FSC integrations with core banking systems (FIS, Fiserv, Jack Henry, Temenos), custody platforms (BNY Pershing, Fidelity NFS, Charles Schwab Advisor Services), and policy administration systems (Guidewire, Duck Creek, Insurity) routinely consume more services budget than the FSC license itself. The cost discipline in this area is around interface specification: a buyer who arrives at FSC contracting with a documented interface specification for each integrated system extracts substantially better pricing than a buyer who treats integration as a discovery activity. The interface specification work is independent of FSC procurement and is the highest-leverage prep activity available.

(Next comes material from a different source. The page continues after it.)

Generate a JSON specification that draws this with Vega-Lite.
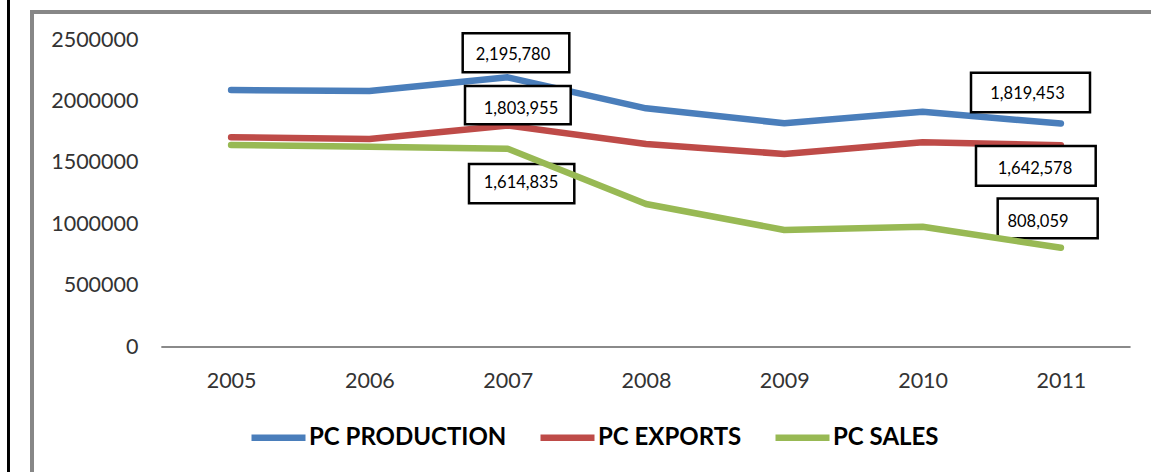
{
  "$schema": "https://vega.github.io/schema/vega-lite/v6.json",
  "autosize": "none",
  "padding": {"left": 32, "top": 12, "right": 0, "bottom": 0},
  "width": 1119,
  "height": 460,
  "background": "white",
  "config": {
    "view": {"stroke": null},
    "axis": {"domain": false, "ticks": false, "grid": false, "labelFont": "Lato", "labelFontSize": 21.5, "labelColor": "#333333", "title": null, "labelPadding": 0}
  },
  "data": {
    "values": [
      {"year": 2005, "series": "PC PRODUCTION", "value": 2092800},
      {"year": 2006, "series": "PC PRODUCTION", "value": 2084700},
      {"year": 2007, "series": "PC PRODUCTION", "value": 2195780},
      {"year": 2008, "series": "PC PRODUCTION", "value": 1943800},
      {"year": 2009, "series": "PC PRODUCTION", "value": 1821700},
      {"year": 2010, "series": "PC PRODUCTION", "value": 1916100},
      {"year": 2011, "series": "PC PRODUCTION", "value": 1819453},
      {"year": 2005, "series": "PC EXPORTS", "value": 1707700},
      {"year": 2006, "series": "PC EXPORTS", "value": 1693800},
      {"year": 2007, "series": "PC EXPORTS", "value": 1803955},
      {"year": 2008, "series": "PC EXPORTS", "value": 1653100},
      {"year": 2009, "series": "PC EXPORTS", "value": 1571700},
      {"year": 2010, "series": "PC EXPORTS", "value": 1666900},
      {"year": 2011, "series": "PC EXPORTS", "value": 1642578},
      {"year": 2005, "series": "PC SALES", "value": 1645000},
      {"year": 2006, "series": "PC SALES", "value": 1631100},
      {"year": 2007, "series": "PC SALES", "value": 1614835},
      {"year": 2008, "series": "PC SALES", "value": 1164500},
      {"year": 2009, "series": "PC SALES", "value": 952800},
      {"year": 2010, "series": "PC SALES", "value": 979600},
      {"year": 2011, "series": "PC SALES", "value": 808059}
    ]
  },
  "encoding": {
    "x": {"field": "year", "type": "quantitative",
      "scale": {"domain": [2003.5604, 2011.6515], "nice": false, "zero": false},
      "axis": {"orient": "bottom", "offset": -91, "values": [2005, 2006, 2007, 2008, 2009, 2010, 2011], "format": "d", "labelBaseline": "middle", "labelFlush": false, "labelOverlap": false}},
    "y": {"field": "value", "type": "quantitative",
      "scale": {"domain": [-1017915, 2728013], "nice": false, "zero": false},
      "axis": {"orient": "left", "offset": -106, "values": [0, 500000, 1000000, 1500000, 2000000, 2500000], "format": "d", "labelFlush": false, "labelOverlap": false}}
  },
  "layer": [
    {
      "mark": {"type": "rule", "stroke": "#000000", "strokeWidth": 2, "clip": false},
      "encoding": {
        "x": {"datum": 2003.388},
        "y": {"datum": 2830000},
        "y2": {"datum": -1017915}
      }
    },
    {
      "mark": {"type": "rule", "stroke": "#878787", "strokeWidth": 4, "strokeCap": "square"},
      "encoding": {
        "x": {"datum": 2003.5604},
        "y": {"datum": 2728013},
        "y2": {"datum": -1017915}
      }
    },
    {
      "mark": {"type": "rule", "stroke": "#878787", "strokeWidth": 4, "strokeCap": "square"},
      "encoding": {
        "x": {"datum": 2003.5604},
        "x2": {"datum": 2011.6515},
        "y": {"datum": 2728013}
      }
    },
    {
      "mark": {"type": "rule", "stroke": "#8a8a8a", "strokeWidth": 1.5},
      "encoding": {
        "x": {"datum": 2004.5},
        "x2": {"datum": 2011.5},
        "y": {"datum": 0}
      }
    },
    {
      "transform": [{"filter": "datum.series !== 'PC SALES'"}],
      "mark": {"type": "line", "strokeWidth": 6.5, "strokeCap": "round", "strokeJoin": "round"},
      "encoding": {
        "color": {"field": "series", "type": "nominal",
          "scale": {"domain": ["PC PRODUCTION", "PC EXPORTS", "PC SALES"], "range": ["#4A7EBB", "#BE4B48", "#98B954"]},
          "legend": {"orient": "none", "legendX": 216, "legendY": 395, "direction": "horizontal", "columns": 3, "title": null,
            "symbolType": "stroke", "symbolSize": 2916, "symbolStrokeWidth": 6.5, "labelFont": "Lato", "labelFontSize": 24,
            "labelFontWeight": "bold", "labelColor": "#000000", "labelOffset": 0, "labelLimit": 0, "columnPadding": 20, "padding": 0}}
      }
    },
    {
      "transform": [{"filter": "datum.year === 2007 && datum.series === 'PC PRODUCTION'"}],
      "layer": [
        {"mark": {"type": "point", "shape": "M-0.9,-0.882L1.232,-0.882L1.232,-0.102L-0.9,-0.102Z", "size": 10000, "filled": true, "fill": "white", "stroke": "black", "strokeWidth": 2.5, "opacity": 1}},
        {"mark": {"type": "text", "font": "Lato", "fontSize": 16.5, "color": "#000000", "dx": 5.3, "dy": -22.1, "align": "center", "baseline": "middle"},
          "encoding": {"text": {"field": "value", "type": "quantitative", "format": ",d"}}}
      ]
    },
    {
      "transform": [{"filter": "datum.year === 2007 && datum.series === 'PC EXPORTS'"}],
      "layer": [
        {"mark": {"type": "point", "shape": "M-0.854,-0.79L1.26,-0.79L1.26,-0.024L-0.854,-0.024Z", "size": 10000, "filled": true, "fill": "white", "stroke": "black", "strokeWidth": 2.5, "opacity": 1}},
        {"mark": {"type": "text", "font": "Lato", "fontSize": 16.5, "color": "#000000", "dx": 13.3, "dy": -16.5, "align": "center", "baseline": "middle"},
          "encoding": {"text": {"field": "value", "type": "quantitative", "format": ",d"}}}
      ]
    },
    {
      "transform": [{"filter": "datum.year === 2007 && datum.series === 'PC SALES'"}],
      "layer": [
        {"mark": {"type": "point", "shape": "M-0.774,0.306L1.332,0.306L1.332,1.092L-0.774,1.092Z", "size": 10000, "filled": true, "fill": "white", "stroke": "black", "strokeWidth": 2.5, "opacity": 1}},
        {"mark": {"type": "text", "font": "Lato", "fontSize": 16.5, "color": "#000000", "dx": 13.3, "dy": 34.6, "align": "center", "baseline": "middle"},
          "encoding": {"text": {"field": "value", "type": "quantitative", "format": ",d"}}}
      ]
    },
    {
      "transform": [{"filter": "datum.year === 2011 && datum.series === 'PC PRODUCTION'"}],
      "layer": [
        {"mark": {"type": "point", "shape": "M-1.798,-1.018L0.582,-1.018L0.582,-0.226L-1.798,-0.226Z", "size": 10000, "filled": true, "fill": "white", "stroke": "black", "strokeWidth": 2.5, "opacity": 1}},
        {"mark": {"type": "text", "font": "Lato", "fontSize": 16.5, "color": "#000000", "dx": -33.4, "dy": -29.3, "align": "center", "baseline": "middle"},
          "encoding": {"text": {"field": "value", "type": "quantitative", "format": ",d"}}}
      ]
    },
    {
      "transform": [{"filter": "datum.year === 2011 && datum.series === 'PC EXPORTS'"}],
      "layer": [
        {"mark": {"type": "point", "shape": "M-1.698,0.014L0.696,0.014L0.696,0.808L-1.698,0.808Z", "size": 10000, "filled": true, "fill": "white", "stroke": "black", "strokeWidth": 2.5, "opacity": 1}},
        {"mark": {"type": "text", "font": "Lato", "fontSize": 16.5, "color": "#000000", "dx": -25.9, "dy": 23.7, "align": "center", "baseline": "middle"},
          "encoding": {"text": {"field": "value", "type": "quantitative", "format": ",d"}}}
      ]
    },
    {
      "transform": [{"filter": "datum.year === 2011 && datum.series === 'PC SALES'"}],
      "layer": [
        {"mark": {"type": "point", "shape": "M-1.264,-0.984L0.736,-0.984L0.736,-0.19L-1.264,-0.19Z", "size": 10000, "filled": true, "fill": "white", "stroke": "black", "strokeWidth": 2.5, "opacity": 1}},
        {"mark": {"type": "text", "font": "Lato", "fontSize": 16.5, "color": "#000000", "dx": -22.9, "dy": -25.5, "align": "center", "baseline": "middle"},
          "encoding": {"text": {"field": "value", "type": "quantitative", "format": ",d"}}}
      ]
    },
    {
      "transform": [{"filter": "datum.series === 'PC SALES'"}],
      "mark": {"type": "line", "strokeWidth": 6.5, "strokeCap": "round", "strokeJoin": "round"},
      "encoding": {
        "color": {"field": "series", "type": "nominal",
          "scale": {"domain": ["PC PRODUCTION", "PC EXPORTS", "PC SALES"], "range": ["#4A7EBB", "#BE4B48", "#98B954"]}}
      }
    }
  ]
}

The wealth-management sub-segment

Wealth-management deployments of FSC carry specific economics. The advisor count is typically smaller than retail-banking deployments but the per-advisor revenue contribution is higher, which shifts the cost-per-advisor calculus toward higher feature consumption. The negotiation question for wealth-management buyers is whether the Action Plans framework, the planning components, and the goal-tracking capability are genuinely operationalized in advisor workflow. Where they are, the FSC premium is defensible. Where they are not, the workload runs better on Sales Cloud Enterprise with selective customization at materially lower cost.

The outcome to target

For a typical enterprise FSC deployment of 1,500–3,000 users, the achievable 2026 target is a 32–38% effective discount on the FSC line, a 5% annual uplift cap, 10%-per-year true-down rights, and locked renewal pricing for the subsequent term. That outcome requires the adoption audit, the line-item decomposition, and the structured competitive evaluation that creates the leverage. Without those, the typical FSC renewal closes at 18–24% discount and ratchets up by 22–28% across the three-year term — an outcome that compounds into a multi-million-dollar gap over the full lifecycle of the deployment.